Конкретно на данный момент мы запускаем небольшое агентство здесь в Милане, которое занимается, собственно, траблшутингом, релокацией и адаптацией людей для жизни в Италии, с тем чтобы люди могли наслаждаться жизнью в Италии, не сильно увлекаясь проблемами с бюрократией, которые их обязательно настигнут.

Как выглядела бы ваша жизнь сейчас, если бы не война?

— Если бы не началась война, я бы не чувствовала этот постоянный ужас от того, что где-то кого-то бомбят, не чувствовала бы ужас и стыд от того, что я не знаю, могу ли я разговаривать с украинцами, которых я слышу на улице, стоит ли мне с ними разговаривать или просто не надо ничего говорить и пройти мимо.

Я бы ездила в свою страну, я бы делала свой проект, я бы строила дом на Кавказе, я бы туда чаще ездила, привозила туда своих итальянских друзей. У меня проект на Кавказе, который я делаю с семнадцатого года, я проводила два месяца моего лета всегда на Кавказе, не считая там других поездок в течение года, в том числе. Я никогда не теряла связь со своей страной, я никогда не теряла связь со своим местом.

И, собственно, я очень много вкладывала в свой проект, который я делала, будучи в Милане. Я делала проект в ауле, и он разрастался. Он, в принципе, успешно шёл. Он логично мог бы разрастаться дальше, если бы не все те обстоятельства странные, которые сложились.

Приехала на Кавказ со своими двумя маленькими детьми. Моей младшей дочери было меньше двух лет, старшей — четыре. И я строила там дом. Я купила там участок и поставила там маленький каркасный домик, чтобы его обустраивать. Когда я приезжаю, я могу там жить. Когда меня нет, могут приезжать преподаватели и тоже жить там.

И я ждала человека, который должен был мне монтировать кухню. Но в 8:30 ко мне постучались. Это было семь-восемь человек. Кто-то из них был одет по форме, кто-то в гражданском был. И они пришли ко мне с ордером на обыск. Так я узнала, что, оказывается, я на тот момент, кажется, была свидетелем по делу о шпионаже и госизмене.

С семнадцатого года вы ввели в Карачаево-Черкесии проект Балапанлар. В чём была его суть и ваша личная роль?
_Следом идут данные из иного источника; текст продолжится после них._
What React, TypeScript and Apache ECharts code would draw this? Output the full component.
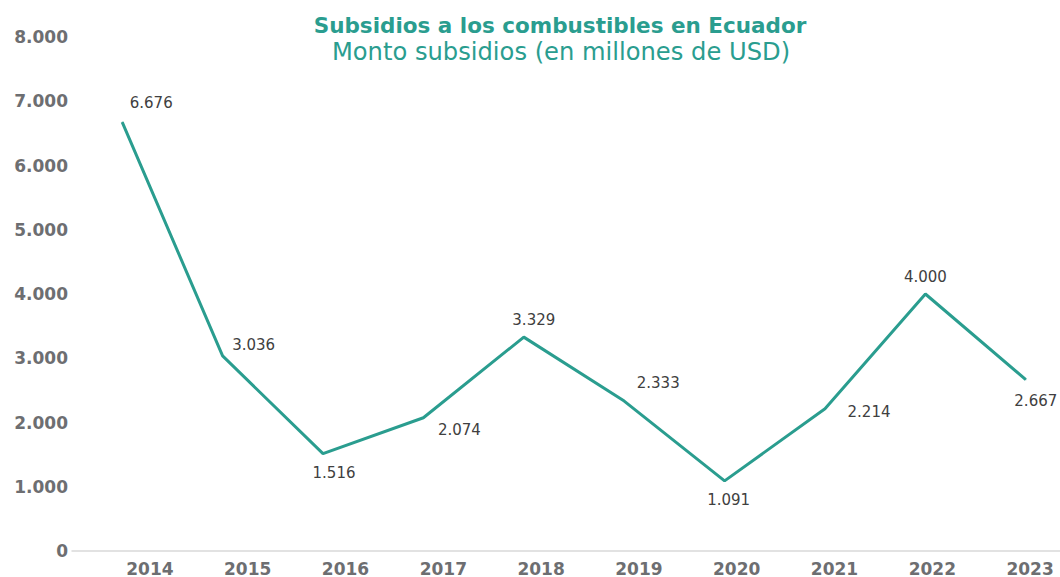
import React, { useEffect, useRef } from "react";
import * as echarts from "echarts";

const years = ["2014", "2015", "2016", "2017", "2018", "2019", "2020", "2021", "2022", "2023"];
const subsidies = [6676, 3036, 1516, 2074, 3329, 2333, 1091, 2214, 4000, 2667];
const titleText = "Subsidios a los combustibles en Ecuador";
const subtitleText = "Monto subsidios (en millones de USD)";

// label placement relative to each point (styling only)
const labelOffsets: [number, number][] = [
  [29, -19], [31, -11], [11, 19], [36, 12], [10, -17],
  [34, -18], [4, 19], [44, 3], [0, -17], [10, 21],
];

const TEAL = "#2a9d8f";
const GRAY = "#6d6e71";

const fmt = (n: number) => String(n).replace(/\B(?=(\d{3})+(?!\d))/g, ".");

export default function App() {
  const ref = useRef<HTMLDivElement>(null);
  useEffect(() => {
    document.body.style.margin = "0";
    document.body.style.overflow = "hidden";
    document.documentElement.style.overflow = "hidden";
    if (!ref.current) return;
    const chart = echarts.init(ref.current, null, { renderer: "svg" });
    chart.setOption({
      animation: false,
      backgroundColor: "#ffffff",
      graphic: [
        {
          type: "text",
          x: 560,
          y: 25,
          style: {
            text: titleText,
            fill: TEAL,
            font: "bold 21.5px 'DejaVu Sans'",
            textAlign: "center",
            textVerticalAlign: "middle",
          },
        },
        {
          type: "text",
          x: 561,
          y: 52,
          style: {
            text: subtitleText,
            fill: TEAL,
            font: "24.2px 'DejaVu Sans'",
            textAlign: "center",
            textVerticalAlign: "middle",
          },
        },
      ],
      grid: [
        { left: 72, top: 37, width: 1004, height: 514, containLabel: false },
        { left: 101, top: 37, width: 978, height: 514, containLabel: false },
      ],
      xAxis: [
        {
          type: "category",
          gridIndex: 0,
          data: years,
          boundaryGap: true,
          axisLine: { show: true, lineStyle: { color: "#d9d9d9", width: 1.5 } },
          axisTick: { show: false },
          axisLabel: { show: false },
          splitLine: { show: false },
        },
        {
          type: "category",
          gridIndex: 1,
          data: years,
          boundaryGap: true,
          axisLine: { show: false },
          axisTick: { show: false },
          axisLabel: {
            show: true,
            margin: 11,
            color: GRAY,
            fontFamily: "DejaVu Sans",
            fontWeight: "bold",
            fontSize: 17,
          },
          splitLine: { show: false },
        },
      ],
      yAxis: [
        {
          type: "value",
          gridIndex: 0,
          min: 0,
          max: 8000,
          interval: 1000,
          axisLine: { show: false },
          axisTick: { show: false },
          splitLine: { show: false },
          axisLabel: {
            margin: 4,
            color: GRAY,
            fontFamily: "DejaVu Sans",
            fontWeight: "bold",
            fontSize: 17,
            formatter: (v: number) => fmt(v),
          },
        },
        {
          type: "value",
          gridIndex: 1,
          min: 0,
          max: 8000,
          show: false,
        },
      ],
      series: [
        {
          type: "line",
          xAxisIndex: 0,
          yAxisIndex: 0,
          data: subsidies.map((v, i) => ({
            value: v,
            label: { offset: labelOffsets[i] },
          })),
          symbol: "circle",
          symbolSize: 1,
          showSymbol: true,
          itemStyle: { color: TEAL },
          lineStyle: { color: TEAL, width: 3 },
          label: {
            show: true,
            position: "inside",
            align: "center",
            verticalAlign: "middle",
            color: "#404040",
            fontFamily: "DejaVu Sans",
            fontSize: 15,
            formatter: (p: any) => fmt(p.value),
          },
        },
      ],
    });
    return () => chart.dispose();
  }, []);
  return <div ref={ref} style={{ width: 1080, height: 577 }} />;
}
— Летняя школа Балалар — это 12 или 14 дней, когда дети к нам ходят каждый день с утра до четырёх часов, где-то до четырёх, до пяти часов они были. Они у нас разделялись на разные группы, и было разное деление.

То есть в какие-то дни мы могли детей разделить по возрасту и, соответственно, они находились в своей группе. В какие-то дни мы могли их разделить по интересам. То есть дети разных возрастов могли прийти на какие-то занятия вместе. И было очень много занятий, где они могли между собой перемешиваться.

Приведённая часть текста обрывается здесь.